La sfida più grande come formatore è rimanere sempre aggiornato e adattare i metodi didattici a studenti in grado di acquisire informazioni e sintetizzare concetti complessi chattando con un’AI. La facilità di reperimento delle informazioni può facilmente illuderci di conoscere e saper applicare, mentre stiamo solo riportando conoscenze ed esperienze di altri (magari nemmeno persone reali).
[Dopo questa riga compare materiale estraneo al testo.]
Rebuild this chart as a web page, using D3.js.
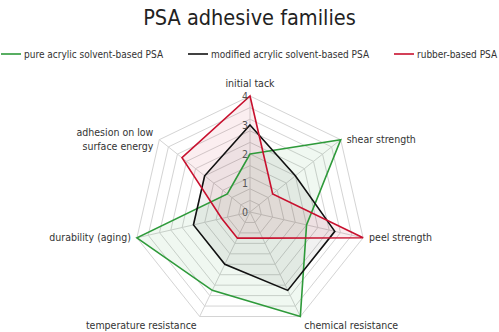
<!DOCTYPE html>
<html>
<head>
<meta charset="utf-8">
<script src="https://cdn.jsdelivr.net/npm/d3@7"></script>
<style>
  html, body { margin: 0; padding: 0; background: #fff; }
  svg { display: block; font-family: "DejaVu Sans Condensed", "Liberation Sans Narrow", Roboto, sans-serif; }
</style>
</head>
<body>
<svg id="chart" width="499" height="332"></svg>
<script>
// Property axes, clockwise from the top
const axes = [
  "initial tack",
  "shear strength",
  "peel strength",
  "chemical resistance",
  "temperature resistance",
  "durability (aging)",
  "adhesion on low|surface energy"
];
// Ratings per adhesive family (0–4)
const seriesNames = [
  "pure acrylic solvent-based PSA",
  "modified acrylic solvent-based PSA",
  "rubber-based PSA"
];
const pureAcrylic     = [2, 4, 2, 4, 3, 4, 1];
const modifiedAcrylic = [3, 2, 3, 3, 2, 2, 2];
const rubberBased     = [4, 1, 4, 1, 1, 1, 3];
const seriesColors = ["#2e9a3a", "#111111", "#c8102e"];
const tickValues = [0, 1, 2, 3, 4];
const gridLevels = d3.range(1, 11).map(i => i * 0.4);

const values = [pureAcrylic, modifiedAcrylic, rubberBased];

const svg = d3.select("#chart");
const cx = 250, cy = 212;
const r = d3.scaleLinear().domain([0, 4]).range([0, 116]);
const angle = d3.scaleLinear().domain([0, axes.length]).range([0, 2 * Math.PI]);

function pt(i, v) {
  const a = angle(i);
  return [cx + Math.sin(a) * r(v), cy - Math.cos(a) * r(v)];
}

// Title
svg.append("text")
  .attr("x", 249.5).attr("y", 25)
  .attr("text-anchor", "middle")
  .attr("fill", "#222")
  .style("font-size", "21.5px")
  .text("PSA adhesive families");

// Legend, spread across the top
const legend = svg.append("g");
const items = legend.selectAll("g").data(seriesNames).join("g");
items.append("line")
  .attr("x1", 0).attr("x2", 20).attr("y1", 0).attr("y2", 0)
  .attr("stroke", (d, i) => seriesColors[i]).attr("stroke-width", 1.6);
items.append("text")
  .attr("x", 23).attr("y", 0).attr("dy", "0.35em")
  .attr("fill", "#333")
  .style("font-size", "10px")
  .text(d => d);
let widths = [];
items.each(function () { widths.push(this.getBBox().width); });
const gap = Math.max(8, (497 - d3.sum(widths)) / (widths.length - 1));
const total = d3.sum(widths) + gap * (widths.length - 1);
let x0 = 249.5 - total / 2;
items.attr("transform", (d, i) => {
  const t = `translate(${x0},54)`;
  x0 += widths[i] + gap;
  return t;
});

// Grid rings
const g = svg.append("g");
const ringLine = d3.line();
g.selectAll("path.ring").data(gridLevels).join("path")
  .attr("class", "ring")
  .attr("d", lv => ringLine(axes.map((a, i) => pt(i, lv))) + "Z")
  .attr("fill", "none").attr("stroke", "#d4d4d4").attr("stroke-width", 1);

// Spokes
g.selectAll("line.spoke").data(axes).join("line")
  .attr("class", "spoke")
  .attr("x1", cx).attr("y1", cy)
  .attr("x2", (d, i) => pt(i, 4)[0]).attr("y2", (d, i) => pt(i, 4)[1])
  .attr("stroke", "#d4d4d4").attr("stroke-width", 1);

// Series areas
const areaG = svg.append("g");
values.forEach((vals, s) => {
  const pts = vals.map((v, i) => pt(i, v));
  areaG.append("path")
    .attr("d", ringLine(pts) + "Z")
    .attr("fill", seriesColors[s])
    .attr("fill-opacity", s === 1 ? 0.06 : 0.07)
    .attr("stroke", "none");
});
values.forEach((vals, s) => {
  const pts = vals.map((v, i) => pt(i, v));
  areaG.append("path")
    .attr("d", ringLine(pts) + "Z")
    .attr("fill", "none")
    .attr("stroke", seriesColors[s])
    .attr("stroke-width", 1.6)
    .attr("stroke-linejoin", "miter");
});

// Tick labels along the top axis
svg.append("g").selectAll("text").data(tickValues).join("text")
  .attr("x", cx - 2)
  .attr("y", d => cy - r(d))
  .attr("dy", "0.35em")
  .attr("text-anchor", "end")
  .attr("fill", "#555")
  .style("font-size", "10.5px")
  .text(d => d);

// Axis labels
const labelG = svg.append("g");
axes.forEach((name, i) => {
  const a = angle(i);
  const [px, py] = pt(i, 4);
  const s = Math.sin(a), c = Math.cos(a);
  let anchor = "middle", x = px, y = py;
  if (Math.abs(s) < 0.01) { y = py - 13; }
  else if (s > 0) { anchor = "start"; x = px + 6; }
  else { anchor = "end"; x = px - 6; }
  if (c < -0.5) { y = py + 8.5; x = s > 0 ? px + 4 : px - 3; }
  const lines = name.split("|");
  const t = labelG.append("text")
    .attr("text-anchor", anchor)
    .attr("fill", "#333")
    .style("font-size", "10.5px");
  const lh = 14;
  const startY = y - (lines.length - 1) * lh / 2;
  lines.forEach((ln, k) => {
    t.append("tspan").attr("x", x).attr("y", startY + k * lh).attr("dy", "0.35em").text(ln);
  });
});
</script>
</body>
</html>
La soddisfazione maggiore viene dalle visite che ricevo da chi ha partecipato a Dock negli scorsi anni, e mi racconta che quella che era un’idea ora è diventata una realtà strutturata, con decine di persone che ci lavorano e prospettive di evoluzione sempre più interessanti. È leggere il messaggio dei founder di una delle startup che mi dicono che hanno preso un investimento che permette loro di lasciare il lavoro e dedicarsi full time alla startup. È vedere la crescita umana e professionale di ragazzi che, dopo aver abbandonato la propria idea, tornano a ringraziarmi perché le competenze acquisite durante Dock gli hanno fatto trovare il lavoro che avevano sempre desiderato.
Alessandra D’Amato: Se potessi trasmettere un solo principio ai giovani che si affacciano oggi al mondo delle startup, quale sarebbe?
Andrea Dal Piaz: Viaggiate, andate a scoprire culture diverse, lasciatevi sorprendere dalla diversità e dalla meraviglia, sperimentate e fallite senza paura di dover trovare subito la strada giusta. Imparare a fallire rapidamente è un enorme vantaggio competitivo. Molti ragazzi pensano che per fare startup bisogna aspettare l’idea perfetta dal primo momento, quasi un’illuminazione. Meglio invece partire subito, sperimentare rapidamente le ipotesi, cambiare direzione quando i dati lo richiedono, tenendo sempre sott’occhio la bussola dei propri valori.
Alessandra D’Amato: Grazie, Andrea, per aver condiviso con noi la tua visione e il lavoro che ogni giorno porti avanti con passione. Un in bocca al lupo per il Demo Day e per tutti i futuri viaggi di innovazione targati Dock!